YOUR TASK:
Images should be left out, and everything else in the listing reproduced exactly.

DATA LINES:
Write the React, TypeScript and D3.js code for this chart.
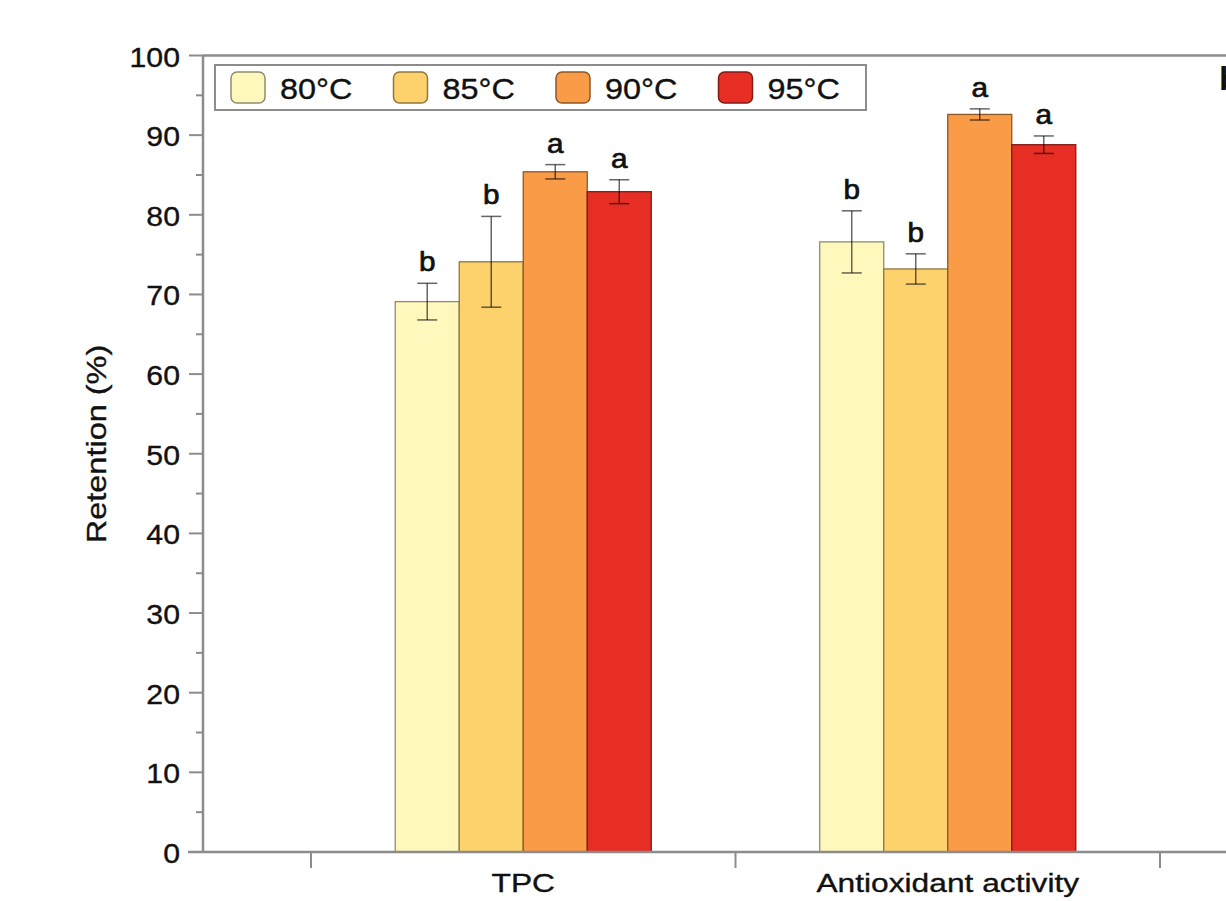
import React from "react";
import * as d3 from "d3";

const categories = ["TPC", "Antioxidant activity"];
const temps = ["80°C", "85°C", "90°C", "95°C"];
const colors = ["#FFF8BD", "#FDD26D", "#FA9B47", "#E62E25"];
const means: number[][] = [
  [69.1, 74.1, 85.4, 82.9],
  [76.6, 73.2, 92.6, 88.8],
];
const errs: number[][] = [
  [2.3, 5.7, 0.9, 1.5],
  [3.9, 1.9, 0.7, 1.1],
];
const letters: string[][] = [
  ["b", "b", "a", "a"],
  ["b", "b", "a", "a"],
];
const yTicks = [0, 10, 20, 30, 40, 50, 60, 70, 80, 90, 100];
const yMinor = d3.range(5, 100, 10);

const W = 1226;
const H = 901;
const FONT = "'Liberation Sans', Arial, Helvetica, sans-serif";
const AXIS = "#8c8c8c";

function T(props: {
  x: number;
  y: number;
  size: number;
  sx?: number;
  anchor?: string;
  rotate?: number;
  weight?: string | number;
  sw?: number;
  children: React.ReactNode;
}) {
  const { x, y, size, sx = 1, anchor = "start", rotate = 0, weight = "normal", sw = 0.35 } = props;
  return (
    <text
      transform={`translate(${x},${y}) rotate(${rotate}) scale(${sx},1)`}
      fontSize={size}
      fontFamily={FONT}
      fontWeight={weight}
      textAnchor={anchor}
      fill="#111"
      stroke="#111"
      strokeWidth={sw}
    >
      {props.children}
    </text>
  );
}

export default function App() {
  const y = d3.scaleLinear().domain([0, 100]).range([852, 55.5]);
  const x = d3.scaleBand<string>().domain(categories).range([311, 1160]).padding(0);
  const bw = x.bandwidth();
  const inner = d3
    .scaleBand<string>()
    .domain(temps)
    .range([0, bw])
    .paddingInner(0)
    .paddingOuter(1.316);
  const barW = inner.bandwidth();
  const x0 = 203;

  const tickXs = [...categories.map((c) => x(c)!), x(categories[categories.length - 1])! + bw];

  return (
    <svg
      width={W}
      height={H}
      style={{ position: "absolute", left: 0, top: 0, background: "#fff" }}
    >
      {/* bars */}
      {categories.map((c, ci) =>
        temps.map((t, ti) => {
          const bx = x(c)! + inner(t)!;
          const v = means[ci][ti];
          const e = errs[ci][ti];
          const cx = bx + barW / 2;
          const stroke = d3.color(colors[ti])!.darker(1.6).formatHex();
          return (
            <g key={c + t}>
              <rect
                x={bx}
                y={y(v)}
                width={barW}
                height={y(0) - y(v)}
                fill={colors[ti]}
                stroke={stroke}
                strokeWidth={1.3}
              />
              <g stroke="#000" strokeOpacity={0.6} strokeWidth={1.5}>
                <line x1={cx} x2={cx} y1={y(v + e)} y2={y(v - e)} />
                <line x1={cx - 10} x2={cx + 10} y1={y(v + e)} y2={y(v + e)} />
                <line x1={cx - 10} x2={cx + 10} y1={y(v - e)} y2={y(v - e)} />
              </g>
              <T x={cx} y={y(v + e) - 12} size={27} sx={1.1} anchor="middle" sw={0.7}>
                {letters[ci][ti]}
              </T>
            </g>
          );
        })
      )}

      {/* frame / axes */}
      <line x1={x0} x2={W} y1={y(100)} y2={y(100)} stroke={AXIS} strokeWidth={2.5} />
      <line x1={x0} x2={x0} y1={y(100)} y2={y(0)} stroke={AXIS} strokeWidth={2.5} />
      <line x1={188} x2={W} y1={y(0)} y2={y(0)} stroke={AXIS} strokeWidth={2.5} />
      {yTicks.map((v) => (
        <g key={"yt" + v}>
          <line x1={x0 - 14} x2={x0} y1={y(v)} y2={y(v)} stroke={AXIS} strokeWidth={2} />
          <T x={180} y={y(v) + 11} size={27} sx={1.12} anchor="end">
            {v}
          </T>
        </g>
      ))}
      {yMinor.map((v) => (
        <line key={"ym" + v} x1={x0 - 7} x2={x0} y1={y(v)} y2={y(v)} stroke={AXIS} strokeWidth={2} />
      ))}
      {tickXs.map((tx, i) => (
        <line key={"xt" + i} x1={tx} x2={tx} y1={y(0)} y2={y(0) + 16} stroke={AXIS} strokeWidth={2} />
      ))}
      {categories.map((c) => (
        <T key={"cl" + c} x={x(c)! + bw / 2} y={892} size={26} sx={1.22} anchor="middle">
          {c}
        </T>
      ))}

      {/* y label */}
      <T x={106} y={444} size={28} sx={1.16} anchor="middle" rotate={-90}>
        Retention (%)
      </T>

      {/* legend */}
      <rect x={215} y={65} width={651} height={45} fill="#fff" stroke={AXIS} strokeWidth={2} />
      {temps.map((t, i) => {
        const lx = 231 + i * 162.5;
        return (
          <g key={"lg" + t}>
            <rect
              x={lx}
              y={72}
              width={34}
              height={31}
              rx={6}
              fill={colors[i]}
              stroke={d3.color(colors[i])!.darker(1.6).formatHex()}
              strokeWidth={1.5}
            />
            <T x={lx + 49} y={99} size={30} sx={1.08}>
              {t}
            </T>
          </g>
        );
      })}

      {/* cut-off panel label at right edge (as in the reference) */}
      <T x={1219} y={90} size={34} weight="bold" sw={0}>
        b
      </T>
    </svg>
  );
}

EXERCISE ANSWER:
Write the React, TypeScript and D3.js code for this chart.
import React from "react";
import * as d3 from "d3";

const categories = ["TPC", "Antioxidant activity"];
const temps = ["80°C", "85°C", "90°C", "95°C"];
const colors = ["#FFF8BD", "#FDD26D", "#FA9B47", "#E62E25"];
const means: number[][] = [
  [69.1, 74.1, 85.4, 82.9],
  [76.6, 73.2, 92.6, 88.8],
];
const errs: number[][] = [
  [2.3, 5.7, 0.9, 1.5],
  [3.9, 1.9, 0.7, 1.1],
];
const letters: string[][] = [
  ["b", "b", "a", "a"],
  ["b", "b", "a", "a"],
];
const yTicks = [0, 10, 20, 30, 40, 50, 60, 70, 80, 90, 100];
const yMinor = d3.range(5, 100, 10);

const W = 1226;
const H = 901;
const FONT = "'Liberation Sans', Arial, Helvetica, sans-serif";
const AXIS = "#8c8c8c";

function T(props: {
  x: number;
  y: number;
  size: number;
  sx?: number;
  anchor?: string;
  rotate?: number;
  weight?: string | number;
  sw?: number;
  children: React.ReactNode;
}) {
  const { x, y, size, sx = 1, anchor = "start", rotate = 0, weight = "normal", sw = 0.35 } = props;
  return (
    <text
      transform={`translate(${x},${y}) rotate(${rotate}) scale(${sx},1)`}
      fontSize={size}
      fontFamily={FONT}
      fontWeight={weight}
      textAnchor={anchor}
      fill="#111"
      stroke="#111"
      strokeWidth={sw}
    >
      {props.children}
    </text>
  );
}

export default function App() {
  const y = d3.scaleLinear().domain([0, 100]).range([852, 55.5]);
  const x = d3.scaleBand<string>().domain(categories).range([311, 1160]).padding(0);
  const bw = x.bandwidth();
  const inner = d3
    .scaleBand<string>()
    .domain(temps)
    .range([0, bw])
    .paddingInner(0)
    .paddingOuter(1.316);
  const barW = inner.bandwidth();
  const x0 = 203;

  const tickXs = [...categories.map((c) => x(c)!), x(categories[categories.length - 1])! + bw];

  return (
    <svg
      width={W}
      height={H}
      style={{ position: "absolute", left: 0, top: 0, background: "#fff" }}
    >
      {/* bars */}
      {categories.map((c, ci) =>
        temps.map((t, ti) => {
          const bx = x(c)! + inner(t)!;
          const v = means[ci][ti];
          const e = errs[ci][ti];
          const cx = bx + barW / 2;
          const stroke = d3.color(colors[ti])!.darker(1.6).formatHex();
          return (
            <g key={c + t}>
              <rect
                x={bx}
                y={y(v)}
                width={barW}
                height={y(0) - y(v)}
                fill={colors[ti]}
                stroke={stroke}
                strokeWidth={1.3}
              />
              <g stroke="#000" strokeOpacity={0.6} strokeWidth={1.5}>
                <line x1={cx} x2={cx} y1={y(v + e)} y2={y(v - e)} />
                <line x1={cx - 10} x2={cx + 10} y1={y(v + e)} y2={y(v + e)} />
                <line x1={cx - 10} x2={cx + 10} y1={y(v - e)} y2={y(v - e)} />
              </g>
              <T x={cx} y={y(v + e) - 12} size={27} sx={1.1} anchor="middle" sw={0.7}>
                {letters[ci][ti]}
              </T>
            </g>
          );
        })
      )}

      {/* frame / axes */}
      <line x1={x0} x2={W} y1={y(100)} y2={y(100)} stroke={AXIS} strokeWidth={2.5} />
      <line x1={x0} x2={x0} y1={y(100)} y2={y(0)} stroke={AXIS} strokeWidth={2.5} />
      <line x1={188} x2={W} y1={y(0)} y2={y(0)} stroke={AXIS} strokeWidth={2.5} />
      {yTicks.map((v) => (
        <g key={"yt" + v}>
          <line x1={x0 - 14} x2={x0} y1={y(v)} y2={y(v)} stroke={AXIS} strokeWidth={2} />
          <T x={180} y={y(v) + 11} size={27} sx={1.12} anchor="end">
            {v}
          </T>
        </g>
      ))}
      {yMinor.map((v) => (
        <line key={"ym" + v} x1={x0 - 7} x2={x0} y1={y(v)} y2={y(v)} stroke={AXIS} strokeWidth={2} />
      ))}
      {tickXs.map((tx, i) => (
        <line key={"xt" + i} x1={tx} x2={tx} y1={y(0)} y2={y(0) + 16} stroke={AXIS} strokeWidth={2} />
      ))}
      {categories.map((c) => (
        <T key={"cl" + c} x={x(c)! + bw / 2} y={892} size={26} sx={1.22} anchor="middle">
          {c}
        </T>
      ))}

      {/* y label */}
      <T x={106} y={444} size={28} sx={1.16} anchor="middle" rotate={-90}>
        Retention (%)
      </T>

      {/* legend */}
      <rect x={215} y={65} width={651} height={45} fill="#fff" stroke={AXIS} strokeWidth={2} />
      {temps.map((t, i) => {
        const lx = 231 + i * 162.5;
        return (
          <g key={"lg" + t}>
            <rect
              x={lx}
              y={72}
              width={34}
              height={31}
              rx={6}
              fill={colors[i]}
              stroke={d3.color(colors[i])!.darker(1.6).formatHex()}
              strokeWidth={1.5}
            />
            <T x={lx + 49} y={99} size={30} sx={1.08}>
              {t}
            </T>
          </g>
        );
      })}

      {/* cut-off panel label at right edge (as in the reference) */}
      <T x={1219} y={90} size={34} weight="bold" sw={0}>
        b
      </T>
    </svg>
  );
}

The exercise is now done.